Temel güvenin ve şefkatin varlığında bebeğin kendi başınalığı, geliştirici ve özgürleştirici bir yalnızlık sayılıyor. Duyguları ile baş başa kalabilmeye daha çok tahammül ediyor. Anneye bağımlılık geliştirmediğinden, içsel kaynaklarına ulaşabiliyor ve kendini oyalamanın, kendi iç dünyasında gezinebilmenin gücünü hissediyor muhtemelen.
Bebeklik ve çocukluk dönemindeki yalnız kalabilme kapasitesi, ergenlik ve yetişkinlikte nasıl tezahür ediyor? Büyük olasılıkla bu bireyler stresli yaşam olayları karşısında duygularını daha iyi düzenleyebiliyor, seçim yaparken sezgilerine daha çok güvenebiliyor, durumlar karşısında daha yaratıcı çözümler üretebiliyor, özsaygıları daha yüksek oluyor ve ilişkilerinde daha yüksek doyum sağlıyorlar.

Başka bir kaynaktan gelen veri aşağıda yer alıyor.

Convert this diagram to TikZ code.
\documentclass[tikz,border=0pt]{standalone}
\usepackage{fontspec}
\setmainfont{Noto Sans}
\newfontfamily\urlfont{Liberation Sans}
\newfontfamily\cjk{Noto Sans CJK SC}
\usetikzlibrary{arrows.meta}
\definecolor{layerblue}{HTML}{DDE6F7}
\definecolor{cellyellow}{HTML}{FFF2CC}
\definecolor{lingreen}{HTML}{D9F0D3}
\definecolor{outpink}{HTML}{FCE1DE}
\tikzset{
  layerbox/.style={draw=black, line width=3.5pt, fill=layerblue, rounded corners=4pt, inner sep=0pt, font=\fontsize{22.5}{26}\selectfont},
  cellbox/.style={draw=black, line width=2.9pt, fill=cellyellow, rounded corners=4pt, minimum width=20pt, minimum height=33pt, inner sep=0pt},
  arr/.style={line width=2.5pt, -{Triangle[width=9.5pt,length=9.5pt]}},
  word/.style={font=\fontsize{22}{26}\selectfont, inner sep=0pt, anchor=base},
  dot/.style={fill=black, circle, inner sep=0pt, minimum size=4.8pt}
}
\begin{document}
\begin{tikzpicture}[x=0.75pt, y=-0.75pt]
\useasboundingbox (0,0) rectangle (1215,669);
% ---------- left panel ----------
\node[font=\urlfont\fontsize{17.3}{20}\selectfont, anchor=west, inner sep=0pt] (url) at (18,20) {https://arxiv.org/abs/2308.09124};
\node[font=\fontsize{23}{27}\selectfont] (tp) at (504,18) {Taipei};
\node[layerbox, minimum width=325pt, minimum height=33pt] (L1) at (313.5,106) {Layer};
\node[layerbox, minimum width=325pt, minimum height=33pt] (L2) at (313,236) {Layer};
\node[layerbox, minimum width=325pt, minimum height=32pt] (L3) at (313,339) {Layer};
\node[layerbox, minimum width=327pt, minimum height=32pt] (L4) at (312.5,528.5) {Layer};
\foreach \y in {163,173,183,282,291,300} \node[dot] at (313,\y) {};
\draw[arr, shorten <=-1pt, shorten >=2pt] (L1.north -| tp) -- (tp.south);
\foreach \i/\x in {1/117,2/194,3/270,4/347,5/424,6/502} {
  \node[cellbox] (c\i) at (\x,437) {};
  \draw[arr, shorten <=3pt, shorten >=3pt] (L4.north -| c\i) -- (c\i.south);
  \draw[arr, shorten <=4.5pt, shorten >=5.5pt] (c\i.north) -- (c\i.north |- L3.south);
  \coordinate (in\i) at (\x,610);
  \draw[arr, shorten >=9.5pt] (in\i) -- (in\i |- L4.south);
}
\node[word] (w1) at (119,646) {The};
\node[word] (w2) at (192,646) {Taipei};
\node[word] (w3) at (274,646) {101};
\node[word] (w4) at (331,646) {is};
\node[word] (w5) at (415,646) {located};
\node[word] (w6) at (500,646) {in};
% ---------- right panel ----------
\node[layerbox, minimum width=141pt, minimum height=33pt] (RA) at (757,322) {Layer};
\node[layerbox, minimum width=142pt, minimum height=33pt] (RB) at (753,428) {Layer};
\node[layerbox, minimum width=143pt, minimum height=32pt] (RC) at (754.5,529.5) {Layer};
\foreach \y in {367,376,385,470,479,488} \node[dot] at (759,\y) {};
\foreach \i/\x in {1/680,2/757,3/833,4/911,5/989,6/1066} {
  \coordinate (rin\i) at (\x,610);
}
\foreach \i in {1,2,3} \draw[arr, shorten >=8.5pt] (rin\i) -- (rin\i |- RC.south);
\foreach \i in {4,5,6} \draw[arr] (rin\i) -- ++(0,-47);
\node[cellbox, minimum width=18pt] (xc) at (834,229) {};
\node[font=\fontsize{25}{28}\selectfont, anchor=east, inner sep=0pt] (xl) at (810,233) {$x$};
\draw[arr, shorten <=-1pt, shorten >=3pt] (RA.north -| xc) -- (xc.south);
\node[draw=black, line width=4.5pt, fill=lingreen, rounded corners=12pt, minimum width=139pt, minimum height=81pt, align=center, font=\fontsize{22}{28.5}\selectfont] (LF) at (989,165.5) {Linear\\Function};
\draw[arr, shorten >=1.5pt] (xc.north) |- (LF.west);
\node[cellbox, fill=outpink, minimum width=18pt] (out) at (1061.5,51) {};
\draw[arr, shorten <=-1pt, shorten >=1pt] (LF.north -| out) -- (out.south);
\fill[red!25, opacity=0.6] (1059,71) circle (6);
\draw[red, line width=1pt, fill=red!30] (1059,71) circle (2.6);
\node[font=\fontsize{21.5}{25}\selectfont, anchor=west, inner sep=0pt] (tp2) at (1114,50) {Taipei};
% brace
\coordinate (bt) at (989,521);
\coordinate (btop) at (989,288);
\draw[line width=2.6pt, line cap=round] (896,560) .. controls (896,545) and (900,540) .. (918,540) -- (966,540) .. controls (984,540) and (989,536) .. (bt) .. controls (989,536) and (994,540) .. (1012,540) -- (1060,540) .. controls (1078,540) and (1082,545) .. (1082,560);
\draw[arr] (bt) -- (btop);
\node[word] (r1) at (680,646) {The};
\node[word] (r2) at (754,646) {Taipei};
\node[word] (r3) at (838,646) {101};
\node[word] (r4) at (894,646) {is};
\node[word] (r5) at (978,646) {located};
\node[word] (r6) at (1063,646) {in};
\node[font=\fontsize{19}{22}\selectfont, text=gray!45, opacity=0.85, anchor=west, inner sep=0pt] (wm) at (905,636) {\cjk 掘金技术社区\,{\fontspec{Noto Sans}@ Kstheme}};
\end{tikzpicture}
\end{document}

Tüm bunlar ışığında yeniden düşünmenizi isteyeceğim bazı insan davranışlarından bahsetmek istiyorum. Yalnız başına vakit geçiremeyen; herhangi bir durum karşısında değerlerine ve prensiplerine aykırı olsa bile sırf yalnız kalmamak için kendini ortaya koymaktan çekinen; birlikte vakit geçirmekten hoşlanmadığı halde yalnız hissetmemek için önüne gelenle arkadaş olmaya çalışan; tatmin olmadığı bir romantik ilişkiyi yalnız kalmaya tercih eden; olumsuz duygulanımları karşısında ve bu duygularını bir an önce bastırmaya, yok saymaya odaklanıp kendini alkole, uyuşturucuya, bilgisayar oyununa, yemek yemeğe veren ve diğerleri… Güvensiz ve fazlaca yalnız bırakılmalarının, ya da güvensiz ve boğucu yakınlığın bedelini ödüyorlar, canları çok yanıyor, kendi bedenleri ve ruhları dahi yabancılaşmış onlara ve şifalarını hep dışarıda arıyorlar, daha çok arkadaş, daha çok sevgili, daha çok yemek…
İşte sevgili okuyucu, yalnızlık zor zanaat evet, ama seçemediğimizde, mecbur bırakıldığımızda zor. Güvenli bir zeminde ise bize sunulmuş bir fırsat. Artık büyüdük, geçmiş geçmişte kaldı demek yok. Vakti zamanında kalamadığımız yalnız anların telafisi mümkün. Kişi kendisi ile ne kadar baş başa kalabiliyor ve kendi ruhsallığını ne kadar taşıyabiliyorsa, o kadar sahici ilişki kurabiliyor başkasıyla.